_Source code of charts_
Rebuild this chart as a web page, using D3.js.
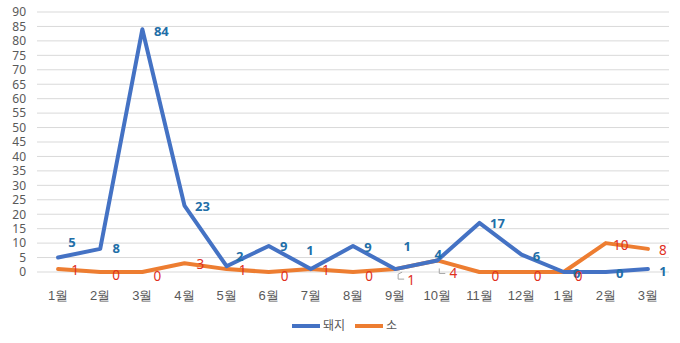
<!DOCTYPE html>
<html><head><meta charset="utf-8">
<script src="https://cdn.jsdelivr.net/npm/d3@7"></script>
<style>
html,body{margin:0;padding:0;background:#fff;}
svg{display:block;font-family:"Noto Sans CJK KR","Noto Sans",sans-serif;}
</style></head>
<body><svg id="c" width="680" height="343"></svg>
<script>
const categories = ["1월","2월","3월","4월","5월","6월","7월","8월","9월","10월","11월","12월","1월","2월","3월"];
const pigValues = [5, 8, 84, 23, 2, 9, 1, 9, 1, 4, 17, 6, 0, 0, 1];
const cowValues = [1, 0, 0, 3, 1, 0, 1, 0, 1, 4, 0, 0, 0, 10, 8];
const yTicks = [0,5,10,15,20,25,30,35,40,45,50,55,60,65,70,75,80,85,90];
const seriesNames = ["돼지","소"];

const svg = d3.select("#c");
const mLeft = 37, mRight = 669, mTop = 12, mBottom = 272;

const x = d3.scaleBand().domain(d3.range(categories.length)).range([mLeft, mRight]);
const y = d3.scaleLinear().domain([0, 90]).range([mBottom, mTop]);
const cx = i => x(i) + x.bandwidth()/2;

// grid
svg.append("g").selectAll("line").data(yTicks).join("line")
  .attr("x1", mLeft).attr("x2", mRight)
  .attr("y1", d => y(d)).attr("y2", d => y(d))
  .attr("stroke", "#d9d9d9").attr("stroke-width", 1);

// y axis labels
const yAxis = d3.axisLeft(y).tickValues(yTicks).tickSize(0).tickPadding(0);
const gy = svg.append("g").attr("transform", `translate(${mLeft-11},0)`).call(yAxis);
gy.select(".domain").remove();
gy.selectAll("text").attr("fill", "#595959").attr("font-size", 12)
  .attr("font-family", '"Noto Sans","DejaVu Sans",sans-serif');

// x axis labels
const xAxis = d3.axisBottom(x).tickFormat(i => categories[i]).tickSize(0).tickPadding(0);
const gx = svg.append("g").attr("transform", `translate(0,${mBottom+19})`).call(xAxis);
gx.select(".domain").remove();
gx.selectAll("text").attr("fill", "#595959").attr("font-size", 13).attr("dy", "0.71em");

const line = d3.line().x((d,i) => cx(i)).y(d => y(d)).curve(d3.curveLinear);

// leader lines for cow labels
svg.append("path")
  .attr("d", `M${cx(8)+7},${y(cowValues[8])+3} l-4,2 l0,5 l6,0 M${cx(9)+2},${y(cowValues[9])+8} l0,5 l6,0`)
  .attr("fill","none").attr("stroke","#a6a6a6").attr("stroke-width",1);

svg.append("path").datum(cowValues).attr("d", line)
  .attr("fill","none").attr("stroke","#ED7D31").attr("stroke-width",4)
  .attr("stroke-linejoin","round").attr("stroke-linecap","round");
svg.append("path").datum(pigValues).attr("d", line)
  .attr("fill","none").attr("stroke","#4472C4").attr("stroke-width",4)
  .attr("stroke-linejoin","round").attr("stroke-linecap","round");

// label offsets (dx, dy relative to point)
const pigOff = [[14,-15],[16,0],[19,2],[18,1],[13,-10],[15,0],[-1,-19],[15,1],[12,-23],[1,-6],[18,1],[15,2],[13,1],[14,1],[15,2]];
const cowOff = [[17,1],[16,3],[15,4],[16,1],[16,1],[16,4],[15,1],[16,4],[16,11],[16,13],[16,4],[16,4],[15,4],[15,2],[15,1]];

svg.append("g").selectAll("text").data(pigValues).join("text")
  .attr("x", (d,i) => cx(i) + pigOff[i][0]).attr("y", (d,i) => y(d) + pigOff[i][1])
  .attr("text-anchor","middle").attr("dy","0.35em")
  .attr("fill","#1F6FA8").attr("font-size",13).attr("font-weight","bold")
  .attr("font-family",'"Noto Sans","DejaVu Sans",sans-serif')
  .text(d => d);

svg.append("g").selectAll("text").data(cowValues).join("text")
  .attr("x", (d,i) => cx(i) + cowOff[i][0]).attr("y", (d,i) => y(d) + cowOff[i][1])
  .attr("text-anchor","middle").attr("dy","0.35em")
  .attr("fill","#E0301E").attr("font-size",13.5)
  .attr("font-family",'"Noto Sans","DejaVu Sans",sans-serif')
  .text(d => d);

// legend
const legend = svg.append("g");
const legItems = [{name: seriesNames[0], color:"#4472C4", x:292},{name: seriesNames[1], color:"#ED7D31", x:355}];
legItems.forEach(it => {
  legend.append("line").attr("x1", it.x).attr("x2", it.x+28).attr("y1",326).attr("y2",326)
    .attr("stroke", it.color).attr("stroke-width",4);
  legend.append("text").attr("x", it.x+31).attr("y",326).attr("dy","0.35em")
    .attr("fill","#595959").attr("font-size",12).text(it.name);
});
</script></body></html>
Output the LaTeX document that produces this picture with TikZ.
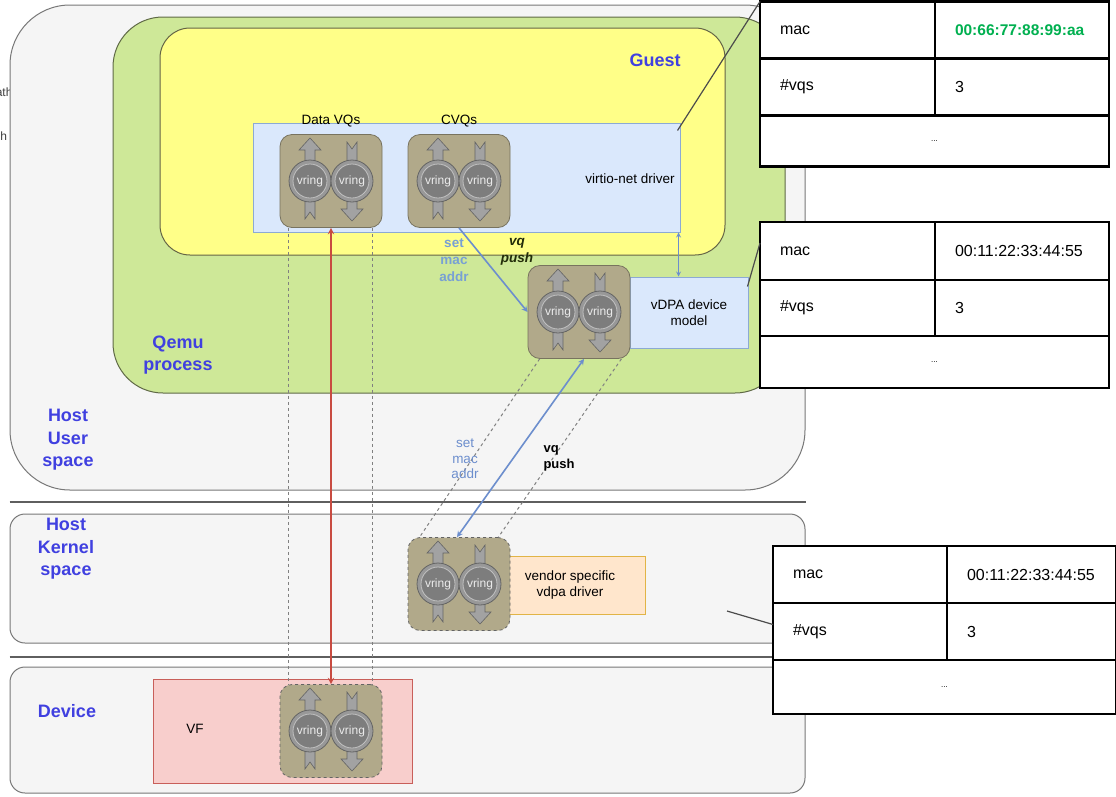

_What is being asked_
Tally the lines in these entries that have the string "this" in them, then answer with the count and nothing else.

_Written response_
2